When Ken Wood first met with the James Monroe golf team in July, he told the dozen or so prospective players he’d prefer not to be addressing them as their coach.
Not that Wood dislikes the sport, or teaching it. But his presence was a necessity borne out of tragedy.
“I’d rather Greg be standing here instead of me,” Wood said.
Longtime Yellow Jackets coach Greg Howard died of a heart attack on March 28. He was 56. As James Monroe tees up a promising season, Howard’s memory will be etched in players’ minds and his initials—GSH—stitched on their sleeves and hats.
“It warms my heart,” said Greg’s wife Diane Howard, pausing to choke back tears. “Greg was very humble, he wouldn’t have wanted to bring a lot of attention to himself. But that would’ve really meant a lot to him. He loved those kids.”
Senior Noah Adams was doing homework one day this past spring when his mother informed him of Howard’s death.
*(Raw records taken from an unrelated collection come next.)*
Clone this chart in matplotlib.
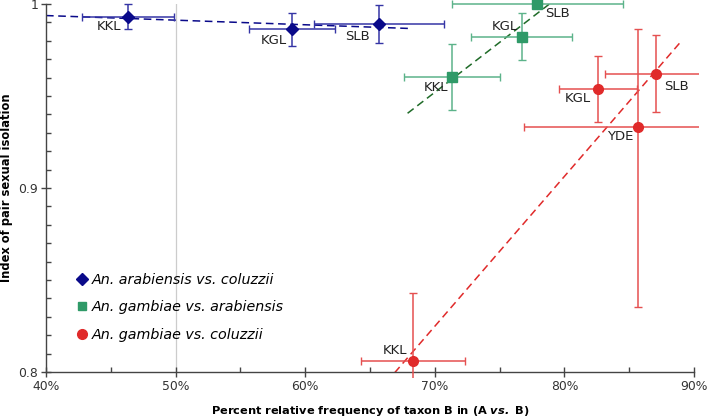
import numpy as np
import matplotlib
matplotlib.use("Agg")
import matplotlib.pyplot as plt
from matplotlib.ticker import MultipleLocator, FuncFormatter
from matplotlib.patches import Rectangle

plt.rcParams['font.family'] = ['DejaVu Sans']
plt.rcParams['mathtext.fontset'] = 'dejavusans'

# ---- data ----
blue_sites = ["KKL", "KGL", "SLB"]
blue_x = [46.3, 59.0, 65.7]
blue_y = [0.9931, 0.9862, 0.9891]
blue_xerr_lo = [3.5, 3.3, 5.0]
blue_xerr_hi = [3.6, 3.3, 5.0]
blue_yerr = [0.0068, 0.0088, 0.0102]

green_sites = ["KKL", "KGL", "SLB"]
green_x = [71.3, 76.7, 77.9]
green_y = [0.9602, 0.9821, 1.0]
green_xerr = [3.7, 3.9, 6.6]
green_yerr = [0.0180, 0.0128, 0.0]

red_sites = ["KKL", "KGL", "SLB", "YDE"]
red_x = [68.3, 82.6, 87.1, 85.7]
red_y = [0.8061, 0.954, 0.9621, 0.9332]
red_xerr = [4.0, 3.0, 4.0, 8.8]
red_yerr_lo = [0.037, 0.018, 0.021, 0.098]
red_yerr_hi = [0.037, 0.018, 0.021, 0.053]

blue_fit_range = [40.0, 68.0]
green_fit_range = [67.9, 78.9]
red_fit_range = [66.9, 89.0]

legend_labels = ["An. arabiensis vs. coluzzii",
                 "An. gambiae vs. arabiensis",
                 "An. gambiae vs. coluzzii"]

fig = plt.figure(figsize=(7.09, 4.18), dpi=100)
ax = fig.add_axes([46/709, 46/418, 648/709, 368/418])

ax.set_xlim(40, 90)
ax.set_ylim(0.8, 1.0)

ax.axvline(50, color="#cccccc", lw=0.9, zorder=0)

BLUE = "#0a0a8a"; BLUE_E = "#3535a5"
GREEN = "#2f9a68"; GREEN_E = "#5cb38a"; GREEN_L = "#1f6b28"
RED = "#e02a2a"; RED_E = "#e55050"

def fitline(x, y, rng, color):
    k, b = np.polyfit(x, y, 1)
    xs = np.array(rng)
    ax.plot(xs, k*xs + b, ls=(0, (5, 3)), color=color, lw=1.1, zorder=2)

fitline(blue_x, blue_y, blue_fit_range, BLUE)
fitline(green_x, green_y, green_fit_range, GREEN_L)
fitline(red_x, red_y, red_fit_range, RED)

ax.errorbar(blue_x, blue_y, xerr=[blue_xerr_lo, blue_xerr_hi], yerr=blue_yerr,
            fmt='D', color=BLUE, ecolor=BLUE_E, elinewidth=1.1, capsize=2.8,
            ms=6.5, zorder=3, clip_on=False)
ax.errorbar(green_x, green_y, xerr=green_xerr, yerr=green_yerr,
            fmt='s', color=GREEN, ecolor=GREEN_E, elinewidth=1.1, capsize=2.8,
            ms=6.5, zorder=3, clip_on=False)
red_eb = ax.errorbar(red_x, red_y, xerr=red_xerr, yerr=[red_yerr_lo, red_yerr_hi],
                     fmt='o', color=RED, ecolor=RED_E, elinewidth=1.1, capsize=2.8,
                     ms=7, zorder=3)
clip_rect = Rectangle((0, -0.016), 1.008, 1.03, transform=ax.transAxes,
                      fill=False, visible=False)
ax.add_patch(clip_rect)
for child in red_eb.get_children():
    child.set_clip_path(clip_rect)

lab_kw = dict(fontsize=9.5, color="#222222", zorder=4, ha='center', va='center')
blue_off = [(-1.43, -0.0052), (-1.4, -0.0058), (-1.65, -0.0065)]
for s, x, y, (dx, dy) in zip(blue_sites, blue_x, blue_y, blue_off):
    ax.text(x + dx, y + dy, s, **lab_kw)
green_off = [(-1.18, -0.0054), (-1.32, 0.0056), (1.59, -0.0054)]
for s, x, y, (dx, dy) in zip(green_sites, green_x, green_y, green_off):
    ax.text(x + dx, y + dy, s, **lab_kw)
red_off = [(-1.34, 0.0058), (-1.55, -0.0056), (1.53, -0.0071), (-1.38, -0.0054)]
for s, x, y, (dx, dy) in zip(red_sites, red_x, red_y, red_off):
    ax.text(x + dx, y + dy, s, **lab_kw)

# legend
leg_handles = [
    plt.Line2D([], [], marker='D', color=BLUE, ls='none', ms=6.5),
    plt.Line2D([], [], marker='s', color=GREEN, ls='none', ms=6),
    plt.Line2D([], [], marker='o', color=RED, ls='none', ms=7),
]
ax.legend(leg_handles, legend_labels, loc='upper left', bbox_to_anchor=(0.022, 0.305),
          frameon=False, prop=dict(size=10.3, style='italic'), handletextpad=0.1,
          labelspacing=0.95, handlelength=1.2)

# ticks
ax.xaxis.set_major_locator(MultipleLocator(10))
ax.xaxis.set_minor_locator(MultipleLocator(5))
ax.yaxis.set_major_locator(MultipleLocator(0.1))
ax.yaxis.set_minor_locator(MultipleLocator(0.01))
ax.xaxis.set_major_formatter(FuncFormatter(lambda v, p: f"{v:.0f}%"))
ax.yaxis.set_major_formatter(FuncFormatter(lambda v, p: "1" if abs(v-1) < 1e-9 else f"{v:.1f}"))
ax.tick_params(which='major', direction='inout', length=7, width=1, color="#444444",
               labelsize=8.9, labelcolor="#333333", pad=2)
ax.tick_params(which='minor', direction='in', length=3.5, width=1, color="#444444")

for s in ['top', 'right']:
    ax.spines[s].set_visible(False)
for s in ['left', 'bottom']:
    ax.spines[s].set_color("#444444")
    ax.spines[s].set_linewidth(1.0)

ax.set_xlabel(r"Percent relative frequency of taxon B in (A $\mathbfit{vs.}$ B)",
              fontsize=8.2, fontweight='bold', labelpad=8)
ax.set_ylabel("Index of pair sexual isolation", fontsize=8.3, fontweight='bold', labelpad=4)

fig.savefig("out.png", dpi=100)
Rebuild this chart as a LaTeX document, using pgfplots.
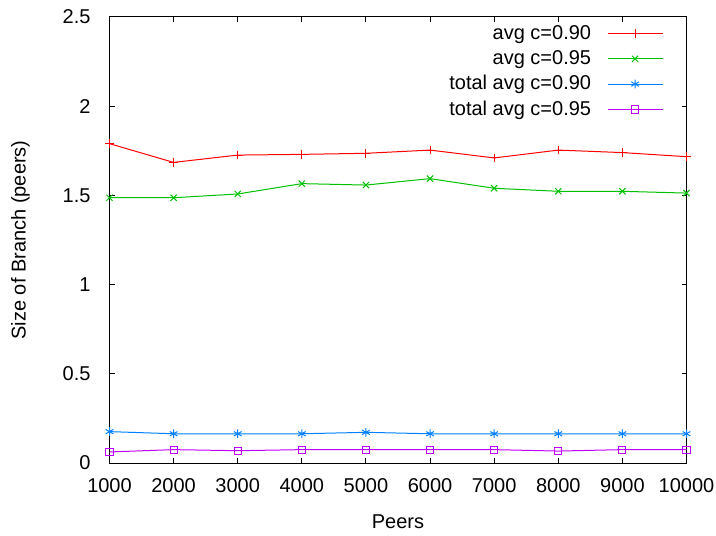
\documentclass[border=0pt]{standalone}
\usepackage{fontspec}
\setmainfont{Liberation Sans}
\usepackage{pgfplots}
\pgfplotsset{compat=1.18}
\definecolor{gpred}{RGB}{255,0,0}
\definecolor{gpgreen}{RGB}{0,192,0}
\definecolor{gpblue}{RGB}{0,128,255}
\definecolor{gpmag}{RGB}{192,0,255}
\pgfplotsset{legimg/.style={legend image code/.code={\draw[#1, mark repeat=2, mark phase=2] plot coordinates {(0pt,0pt) (13.75pt,0pt) (27.5pt,0pt)};}}}
\begin{document}
\fontsize{10}{12}\selectfont
\begin{tikzpicture}
\begin{axis}[
  scale only axis,
  width=288.5pt, height=223pt,
  xmin=1000, xmax=10000, ymin=0, ymax=2.5,
  xtick={1000,2000,...,10000},
  ytick={0,0.5,1,1.5,2,2.5},
  yticklabels={0,0.5,1,1.5,2,2.5},
  scaled x ticks=false,
  xticklabel={\pgfmathprintnumber[fixed, precision=0, set thousands separator={}]{\tick}},
  /pgf/number format/assume math mode=true,
  /pgf/number format/set thousands separator={},
  tick align=inside,
  major tick length=2.5pt,
  tick style={black, line width=0.5pt},
  axis line style={black, line width=0.5pt},
  xticklabel style={yshift=-4pt},
  yticklabel style={xshift=-6pt},
  xlabel={Peers},
  ylabel={Size of Branch (peers)},
  every axis x label/.style={at={(rel axis cs:0.5,0)}, anchor=center, yshift=-29.5pt},
  every axis y label/.style={at={(rel axis cs:0,0.5)}, rotate=90, anchor=center, yshift=44.5pt},
  legend style={draw=none, fill=none, at={(rel axis cs:1,1)}, anchor=north east,
    xshift=-8.5pt, yshift=0pt, row sep=0pt, column sep=6pt, font=\fontsize{10}{12}\selectfont},
  legend cell align=right,
  legend plot pos=right,
  every axis plot/.append style={line width=0.5pt, mark options={solid, line width=0.5pt}, mark size=2.2pt},
]
\addplot[gpred, mark=+, legimg=gpred] coordinates {
(1000,1.79) (2000,1.685) (3000,1.726) (4000,1.73) (5000,1.736) (6000,1.754) (7000,1.71) (8000,1.754) (9000,1.74) (10000,1.717)};
\addlegendentry{avg c=0.90}
\addplot[gpgreen, mark=x, legimg=gpgreen] coordinates {
(1000,1.487) (2000,1.487) (3000,1.508) (4000,1.566) (5000,1.558) (6000,1.594) (7000,1.54) (8000,1.523) (9000,1.523) (10000,1.513)};
\addlegendentry{avg c=0.95}
\addplot[gpblue, mark=asterisk, legimg=gpblue] coordinates {
(1000,0.176) (2000,0.164) (3000,0.164) (4000,0.164) (5000,0.172) (6000,0.164) (7000,0.164) (8000,0.164) (9000,0.164) (10000,0.164)};
\addlegendentry{total avg c=0.90}
\addplot[gpmag, mark=square, mark size=1.8pt, legimg=gpmag] coordinates {
(1000,0.062) (2000,0.075) (3000,0.069) (4000,0.075) (5000,0.075) (6000,0.075) (7000,0.075) (8000,0.067) (9000,0.075) (10000,0.075)};
\addlegendentry{total avg c=0.95}
\end{axis}
\pgfresetboundingbox
\path[use as bounding box] ([xshift=-54.75pt,yshift=-36pt]current axis.south west) rectangle ([xshift=14.75pt,yshift=8.5pt]current axis.north east);
\end{tikzpicture}
\end{document}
Shock gave way to sadness over the loss of a persistently positive force in a game that sometimes engenders pessimism.
“When you’re playing golf and getting frustrated at yourself, he was always the guy who would come by and pick you up and make you feel better,” Adams said. “He was just big into the corny jokes.”
But Howard was very serious about sharing his lifelong passion. A talented player in his own right, Howard got his start coaching when his son Matthew was a freshman at JM. Initially, he’d planned on coaching just those four years, but something kept pulling him back even when Matthew graduated and went off to Randolph-Macon College.
“He really wanted these kids to have the availability to play golf,” Diane Howard said. “Some of his golfers, like Grayson and Marshall [Wood] were just terrific, but he had kids, too, that never picked up a golf club. And he wanted those children to have the ability to do that.”
At JM’s sports banquet last fall, Howard invited Grayson Wood, then an eighth-grader, to stand on stage with the rest of the team. Wood played in every match with the Yellow Jackets, but—despite Howard’s pleadings with the Virginia High School League—his scores didn’t count. James Monroe finished with a 2–10 record.
“If Grayson’s scores would’ve counted, they would’ve won every single match,” Ken Wood said. “And he’s a year better.”
Now officially eligible, Grayson Wood says he’s driving the ball between 275 and 280 yards and should vie for the Yellow Jackets’ top spot as a freshman. Adams, the team’s returning No. 1, has shaved several strokes off his average to post recent scores in the mid 70s.
“I think Grayson and Noah are going to push each other to be No. 1 on the team all season long,” Ken Wood said.
James Monroe features 11 players on its roster this season, up from five last year. Talented freshman Wiley Furner-Moore will make an immediate impact while juniors Clare Kingsley and Gray Dameron bring two years of match experience to the lineup.
Wood also arranged for each player to receive two free lessons from Tom Lernihan, the instructor who molded the swings of Marshall Wood and Rachel Detore, the past two Free Lance–Star golfers of the year. He’s already seen marked improvement throughout the roster.
“The confidence is through the roof,” Adams said.
Diane Howard is glad Wood was the one to fill the coaching void left by her husband’s death. The two were good friends, and Greg would’ve been devastated had JM’s program fallen by the wayside after he was gone.
For his part, Wood can hardly swing a golf club anymore. Both his sons surpassed him by the age of 7.
But there he was, shepherding teenagers between the driving range and putting green during Tuesday’s practice at Fredericksburg Country Club. More than any outward gestures, coaching is how he chooses to honor Howard’s memory.
“That was Greg’s focus,” Diane Howard said. “It wasn’t about him; it wasn’t about his past golf glory. It was about giving these kids an opportunity.”